**DIRECTIONS FOR THIS TASK:** Extract the lines that hold the string "page".

* * * * * * *

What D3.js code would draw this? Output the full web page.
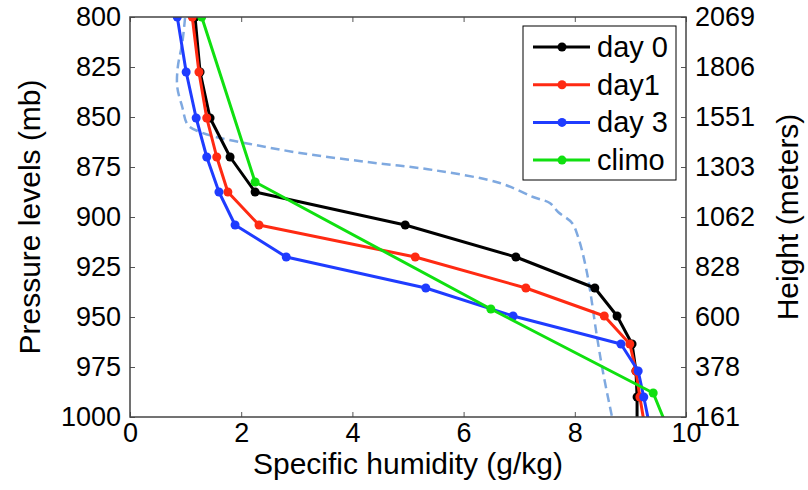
<!DOCTYPE html>
<meta charset="utf-8">
<style>
  body { margin: 0; background: #fff; }
  svg text { font-family: "Liberation Sans", Arial, sans-serif; fill: #000; }
  .axis path.domain { display: none; }
  .axis line { stroke: #555; stroke-width: 1; }
</style>
<svg width="808" height="490"></svg>
<script src="https://cdn.jsdelivr.net/npm/d3@7"></script>
<script>

// pressure ticks on the left, matching heights on the right
var pressureTicks = [800, 825, 850, 875, 900, 925, 950, 975, 1000],
    heightTicks = [2069, 1806, 1551, 1303, 1062, 828, 600, 378, 161],
    humidityTicks = [0, 2, 4, 6, 8, 10];

// model levels (mb) used by the forecast profiles
var levels = [800, 827.5, 850.5, 870, 887.5, 904, 920, 935.5, 949.5, 963.5, 977, 990, 1005];
var day0 = [1.17, 1.26, 1.44, 1.80, 2.25, 4.95, 6.94, 8.36, 8.76, 9.03, 9.10, 9.12, 9.12];
var day1 = [1.12, 1.24, 1.38, 1.56, 1.76, 2.32, 5.13, 7.12, 8.53, 8.99, 9.10, 9.17, 9.26];
var day3 = [0.85, 1.01, 1.19, 1.38, 1.60, 1.89, 2.81, 5.32, 6.89, 8.83, 9.14, 9.24, 9.35];

var climoLevels = [800, 882.5, 946, 988, 1005];
var climo = [1.29, 2.25, 6.49, 9.41, 9.66];

// dashed profile (no markers)
var dashLevels = [800.5, 813, 825, 835, 845, 854, 857.5, 860.5, 863.5, 868, 872.5, 876.5, 883, 890, 893, 897.5, 903, 910, 928, 960, 978, 1000];
var dashQ = [0.99, 0.94, 0.86, 0.85, 0.94, 1.04, 1.26, 1.62, 2.16, 3.06, 4.26, 5.45, 6.65, 7.25, 7.55, 7.70, 7.95, 8.06, 8.22, 8.40, 8.51, 8.67];

var seriesNames = ["day 0", "day1", "day 3", "climo"],
    seriesColors = ["#000000", "#ff2a12", "#1f3cff", "#10e010"];

var series = [
  {name: seriesNames[0], color: seriesColors[0], p: levels, q: day0},
  {name: seriesNames[1], color: seriesColors[1], p: levels, q: day1},
  {name: seriesNames[2], color: seriesColors[2], p: levels, q: day3},
  {name: seriesNames[3], color: seriesColors[3], p: climoLevels, q: climo}
];

var svg = d3.select("svg"),
    mLeft = 130, mRight = 686, mTop = 17, mBottom = 417;

var x = d3.scaleLinear().domain([0, 10]).range([mLeft, mRight]),
    y = d3.scaleLinear().domain([800, 1000]).range([mTop, mBottom]);

svg.append("clipPath").attr("id", "plot")
  .append("rect")
    .attr("x", mLeft).attr("y", mTop)
    .attr("width", mRight - mLeft).attr("height", mBottom - mTop);

var g = svg.append("g").attr("clip-path", "url(#plot)");

// dashed profile
g.append("path")
  .datum(dashQ.map((q, i) => [q, dashLevels[i]]))
  .attr("fill", "none")
  .attr("stroke", "#7fa9e0")
  .attr("stroke-width", 2.5)
  .attr("stroke-dasharray", "9,5")
  .attr("d", d3.line().x(d => x(d[0])).y(d => y(d[1])).curve(d3.curveCatmullRom));

var line = d3.line().x(d => x(d[0])).y(d => y(d[1]));

series.forEach(s => {
  var pts = s.q.map((q, i) => [q, s.p[i]]);
  g.append("path")
    .datum(pts)
    .attr("fill", "none")
    .attr("stroke", s.color)
    .attr("stroke-width", 3)
    .attr("stroke-linejoin", "round")
    .attr("d", line);
  g.selectAll(null)
    .data(pts)
    .enter().append("circle")
      .attr("cx", d => x(d[0]))
      .attr("cy", d => y(d[1]))
      .attr("r", 4.5)
      .attr("fill", s.color);
});

// axes, ticks pointing inward
svg.append("g").attr("class", "axis")
    .attr("transform", "translate(" + mLeft + ",0)")
    .call(d3.axisLeft(y).tickValues(pressureTicks).tickFormat(d3.format("d"))
      .tickSizeInner(-5).tickSizeOuter(0).tickPadding(9))
    .selectAll("text").style("font-size", "27px");

svg.append("g").attr("class", "axis")
    .attr("transform", "translate(" + mRight + ",0)")
    .call(d3.axisRight(y).tickValues(pressureTicks).tickSizeInner(-5).tickSizeOuter(0).tickPadding(9)
      .tickFormat((d, i) => heightTicks[i]))
    .selectAll("text").style("font-size", "27px");

svg.append("g").attr("class", "axis")
    .attr("transform", "translate(0," + mBottom + ")")
    .call(d3.axisBottom(x).tickValues(humidityTicks).tickSizeInner(-5).tickSizeOuter(0).tickPadding(6))
    .selectAll("text").style("font-size", "27px");

svg.append("g").attr("class", "axis")
    .attr("transform", "translate(0," + mTop + ")")
    .call(d3.axisTop(x).tickValues(humidityTicks).tickSizeInner(-5).tickSizeOuter(0).tickFormat(""));

svg.append("rect")
    .attr("x", mLeft).attr("y", mTop)
    .attr("width", mRight - mLeft).attr("height", mBottom - mTop)
    .attr("fill", "none").attr("stroke", "#444").attr("stroke-width", 1.5);

// axis labels
svg.append("text")
    .attr("x", (mLeft + mRight) / 2).attr("y", 474)
    .attr("text-anchor", "middle")
    .style("font-size", "30px")
    .text("Specific humidity (g/kg)");

svg.append("text")
    .attr("transform", "translate(40," + (mTop + mBottom) / 2 + ") rotate(-90)")
    .attr("text-anchor", "middle")
    .style("font-size", "30px")
    .text("Pressure levels (mb)");

svg.append("text")
    .attr("transform", "translate(798," + (mTop + mBottom) / 2 + ") rotate(-90)")
    .attr("text-anchor", "middle")
    .style("font-size", "30px")
    .text("Height (meters)");

// legend
var legend = svg.append("g");
legend.append("rect")
    .attr("x", 523).attr("y", 26).attr("width", 153).attr("height", 154)
    .attr("fill", "#fff").attr("stroke", "#000").attr("stroke-width", 1);

var rows = legend.selectAll("g.row")
  .data(series)
  .enter().append("g")
    .attr("class", "row")
    .attr("transform", (d, i) => "translate(0," + (47 + i * 37.7) + ")");

rows.append("line")
    .attr("x1", 533).attr("x2", 590)
    .attr("stroke", d => d.color).attr("stroke-width", 3);
rows.append("circle")
    .attr("cx", 562).attr("r", 4.5)
    .attr("fill", d => d.color);
rows.append("text")
    .attr("x", 597).attr("y", 10)
    .style("font-size", "29px")
    .text(d => d.name);

</script>
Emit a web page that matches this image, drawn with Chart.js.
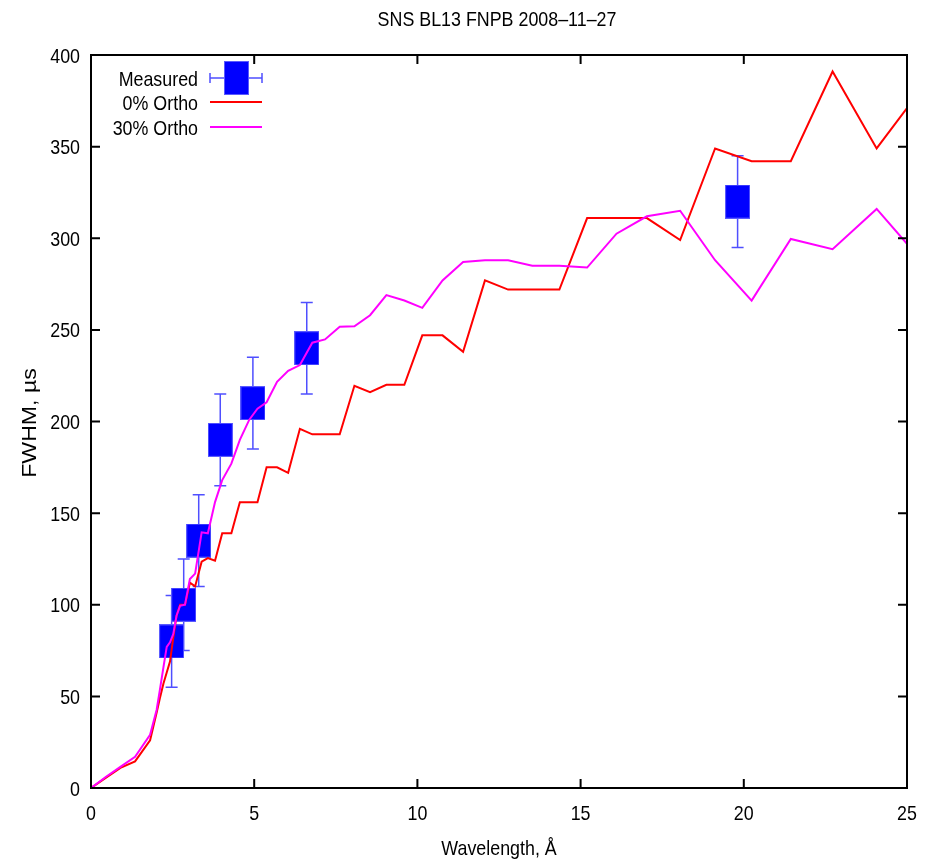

* * * * * * *

**EXPECTED ANSWER:**
What D3.js code would draw this? Output the full web page.
Emit a web page that matches this image, drawn with Chart.js.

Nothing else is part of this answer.